§ Material
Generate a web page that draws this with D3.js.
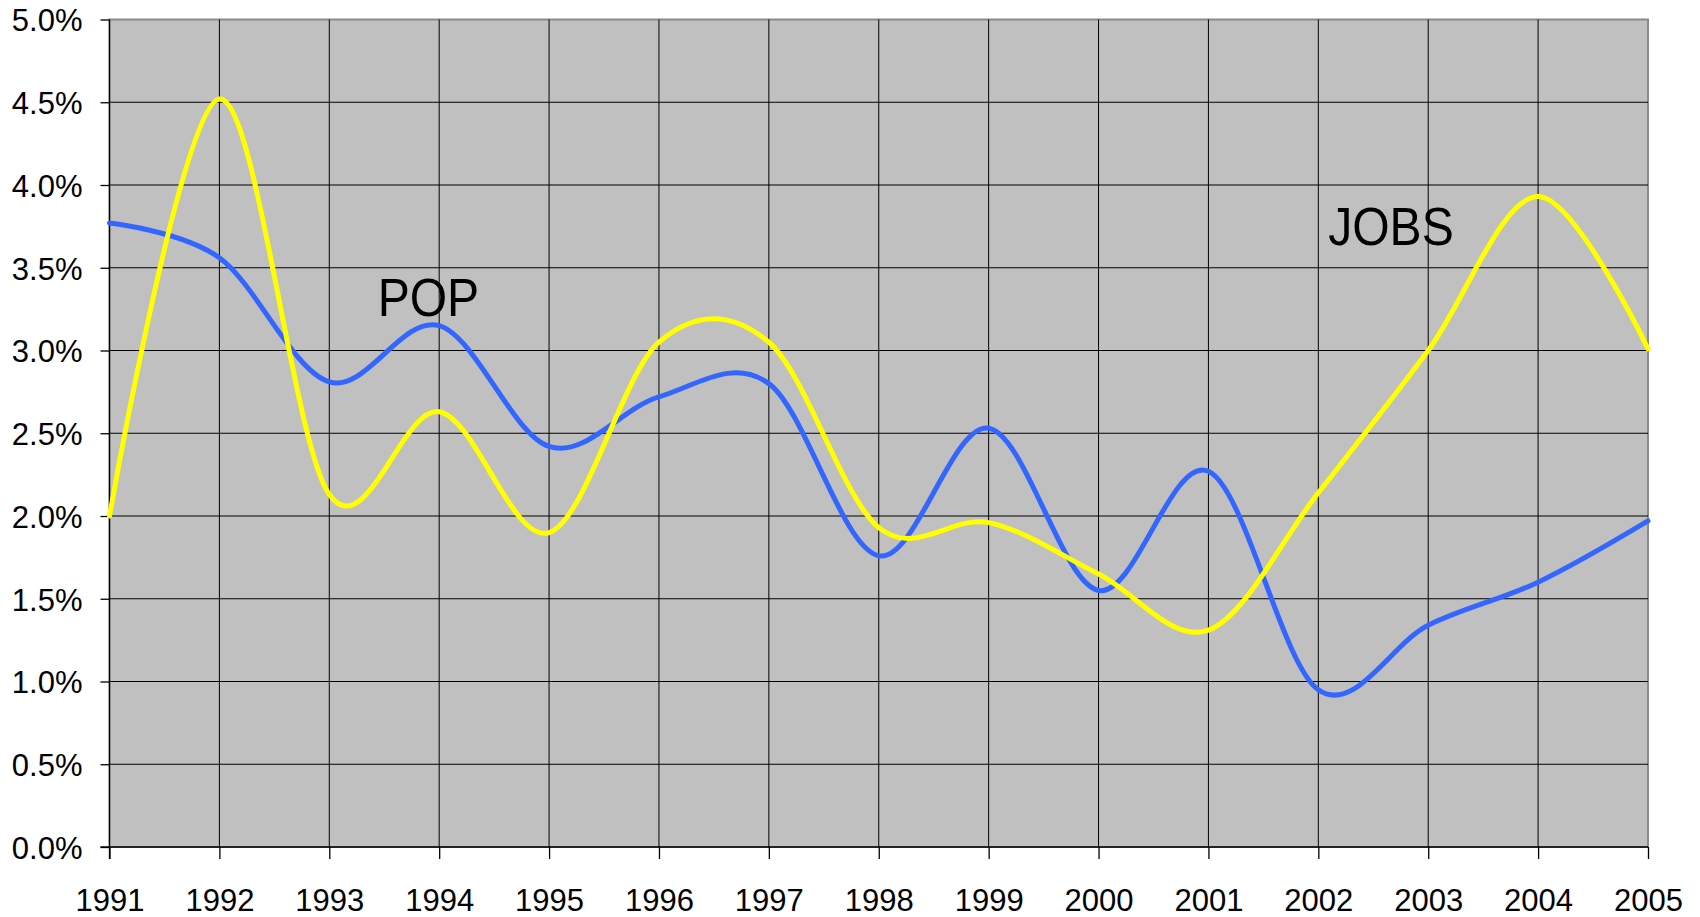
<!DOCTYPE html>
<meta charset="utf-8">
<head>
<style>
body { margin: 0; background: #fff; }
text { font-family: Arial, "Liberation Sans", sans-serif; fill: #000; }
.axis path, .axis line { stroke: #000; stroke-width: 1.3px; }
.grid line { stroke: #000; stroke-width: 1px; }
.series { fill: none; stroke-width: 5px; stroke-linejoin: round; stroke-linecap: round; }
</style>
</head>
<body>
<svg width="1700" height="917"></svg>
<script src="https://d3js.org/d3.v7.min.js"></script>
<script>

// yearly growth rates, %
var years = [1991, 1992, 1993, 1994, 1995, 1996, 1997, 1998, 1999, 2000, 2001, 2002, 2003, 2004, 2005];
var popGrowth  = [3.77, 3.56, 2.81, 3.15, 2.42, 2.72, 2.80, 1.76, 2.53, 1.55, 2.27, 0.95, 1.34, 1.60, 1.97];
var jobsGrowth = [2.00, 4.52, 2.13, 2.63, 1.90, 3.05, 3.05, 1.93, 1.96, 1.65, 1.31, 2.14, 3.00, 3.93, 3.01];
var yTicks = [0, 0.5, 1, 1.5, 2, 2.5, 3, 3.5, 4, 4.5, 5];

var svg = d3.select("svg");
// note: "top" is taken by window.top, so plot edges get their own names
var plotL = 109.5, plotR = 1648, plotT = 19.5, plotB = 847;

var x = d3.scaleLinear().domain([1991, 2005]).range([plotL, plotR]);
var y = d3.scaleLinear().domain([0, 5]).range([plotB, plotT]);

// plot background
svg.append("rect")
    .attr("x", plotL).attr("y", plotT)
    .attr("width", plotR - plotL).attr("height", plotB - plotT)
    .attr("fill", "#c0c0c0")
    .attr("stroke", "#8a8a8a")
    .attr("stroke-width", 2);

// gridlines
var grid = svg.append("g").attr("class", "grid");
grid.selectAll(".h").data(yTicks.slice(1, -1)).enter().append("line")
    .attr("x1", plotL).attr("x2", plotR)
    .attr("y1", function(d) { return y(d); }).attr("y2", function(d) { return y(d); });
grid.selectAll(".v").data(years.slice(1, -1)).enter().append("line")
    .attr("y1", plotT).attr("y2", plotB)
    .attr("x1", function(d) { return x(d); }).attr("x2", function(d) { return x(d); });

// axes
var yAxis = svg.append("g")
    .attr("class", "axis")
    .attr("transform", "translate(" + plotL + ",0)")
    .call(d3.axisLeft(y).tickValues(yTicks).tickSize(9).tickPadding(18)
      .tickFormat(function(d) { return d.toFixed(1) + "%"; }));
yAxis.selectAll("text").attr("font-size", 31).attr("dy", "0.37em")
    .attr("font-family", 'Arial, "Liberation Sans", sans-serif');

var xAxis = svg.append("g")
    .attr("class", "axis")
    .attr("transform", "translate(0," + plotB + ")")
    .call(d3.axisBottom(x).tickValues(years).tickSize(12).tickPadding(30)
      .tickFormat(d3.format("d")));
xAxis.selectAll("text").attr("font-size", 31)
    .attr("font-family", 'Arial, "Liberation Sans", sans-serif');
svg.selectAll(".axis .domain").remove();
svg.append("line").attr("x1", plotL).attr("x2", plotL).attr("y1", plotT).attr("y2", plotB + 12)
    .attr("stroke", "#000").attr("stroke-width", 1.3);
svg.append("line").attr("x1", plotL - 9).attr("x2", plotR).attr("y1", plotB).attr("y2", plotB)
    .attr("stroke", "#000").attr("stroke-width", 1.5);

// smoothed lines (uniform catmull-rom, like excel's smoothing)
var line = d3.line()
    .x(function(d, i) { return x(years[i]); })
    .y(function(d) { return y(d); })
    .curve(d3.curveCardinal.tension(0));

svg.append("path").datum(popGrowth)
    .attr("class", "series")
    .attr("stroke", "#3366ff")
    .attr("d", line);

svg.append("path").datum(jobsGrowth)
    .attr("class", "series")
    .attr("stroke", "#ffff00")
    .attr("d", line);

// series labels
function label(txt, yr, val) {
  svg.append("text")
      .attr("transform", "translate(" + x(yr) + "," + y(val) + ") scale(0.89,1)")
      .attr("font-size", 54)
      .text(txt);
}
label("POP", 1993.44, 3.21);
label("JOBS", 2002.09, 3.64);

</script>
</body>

§ Work instructions
Write out again every line above exactly as given; the pictures do not belong in the copy.

§ Result of the task
Generate a web page that draws this with D3.js.
<!DOCTYPE html>
<meta charset="utf-8">
<head>
<style>
body { margin: 0; background: #fff; }
text { font-family: Arial, "Liberation Sans", sans-serif; fill: #000; }
.axis path, .axis line { stroke: #000; stroke-width: 1.3px; }
.grid line { stroke: #000; stroke-width: 1px; }
.series { fill: none; stroke-width: 5px; stroke-linejoin: round; stroke-linecap: round; }
</style>
</head>
<body>
<svg width="1700" height="917"></svg>
<script src="https://d3js.org/d3.v7.min.js"></script>
<script>

// yearly growth rates, %
var years = [1991, 1992, 1993, 1994, 1995, 1996, 1997, 1998, 1999, 2000, 2001, 2002, 2003, 2004, 2005];
var popGrowth  = [3.77, 3.56, 2.81, 3.15, 2.42, 2.72, 2.80, 1.76, 2.53, 1.55, 2.27, 0.95, 1.34, 1.60, 1.97];
var jobsGrowth = [2.00, 4.52, 2.13, 2.63, 1.90, 3.05, 3.05, 1.93, 1.96, 1.65, 1.31, 2.14, 3.00, 3.93, 3.01];
var yTicks = [0, 0.5, 1, 1.5, 2, 2.5, 3, 3.5, 4, 4.5, 5];

var svg = d3.select("svg");
// note: "top" is taken by window.top, so plot edges get their own names
var plotL = 109.5, plotR = 1648, plotT = 19.5, plotB = 847;

var x = d3.scaleLinear().domain([1991, 2005]).range([plotL, plotR]);
var y = d3.scaleLinear().domain([0, 5]).range([plotB, plotT]);

// plot background
svg.append("rect")
    .attr("x", plotL).attr("y", plotT)
    .attr("width", plotR - plotL).attr("height", plotB - plotT)
    .attr("fill", "#c0c0c0")
    .attr("stroke", "#8a8a8a")
    .attr("stroke-width", 2);

// gridlines
var grid = svg.append("g").attr("class", "grid");
grid.selectAll(".h").data(yTicks.slice(1, -1)).enter().append("line")
    .attr("x1", plotL).attr("x2", plotR)
    .attr("y1", function(d) { return y(d); }).attr("y2", function(d) { return y(d); });
grid.selectAll(".v").data(years.slice(1, -1)).enter().append("line")
    .attr("y1", plotT).attr("y2", plotB)
    .attr("x1", function(d) { return x(d); }).attr("x2", function(d) { return x(d); });

// axes
var yAxis = svg.append("g")
    .attr("class", "axis")
    .attr("transform", "translate(" + plotL + ",0)")
    .call(d3.axisLeft(y).tickValues(yTicks).tickSize(9).tickPadding(18)
      .tickFormat(function(d) { return d.toFixed(1) + "%"; }));
yAxis.selectAll("text").attr("font-size", 31).attr("dy", "0.37em")
    .attr("font-family", 'Arial, "Liberation Sans", sans-serif');

var xAxis = svg.append("g")
    .attr("class", "axis")
    .attr("transform", "translate(0," + plotB + ")")
    .call(d3.axisBottom(x).tickValues(years).tickSize(12).tickPadding(30)
      .tickFormat(d3.format("d")));
xAxis.selectAll("text").attr("font-size", 31)
    .attr("font-family", 'Arial, "Liberation Sans", sans-serif');
svg.selectAll(".axis .domain").remove();
svg.append("line").attr("x1", plotL).attr("x2", plotL).attr("y1", plotT).attr("y2", plotB + 12)
    .attr("stroke", "#000").attr("stroke-width", 1.3);
svg.append("line").attr("x1", plotL - 9).attr("x2", plotR).attr("y1", plotB).attr("y2", plotB)
    .attr("stroke", "#000").attr("stroke-width", 1.5);

// smoothed lines (uniform catmull-rom, like excel's smoothing)
var line = d3.line()
    .x(function(d, i) { return x(years[i]); })
    .y(function(d) { return y(d); })
    .curve(d3.curveCardinal.tension(0));

svg.append("path").datum(popGrowth)
    .attr("class", "series")
    .attr("stroke", "#3366ff")
    .attr("d", line);

svg.append("path").datum(jobsGrowth)
    .attr("class", "series")
    .attr("stroke", "#ffff00")
    .attr("d", line);

// series labels
function label(txt, yr, val) {
  svg.append("text")
      .attr("transform", "translate(" + x(yr) + "," + y(val) + ") scale(0.89,1)")
      .attr("font-size", 54)
      .text(txt);
}
label("POP", 1993.44, 3.21);
label("JOBS", 2002.09, 3.64);

</script>
</body>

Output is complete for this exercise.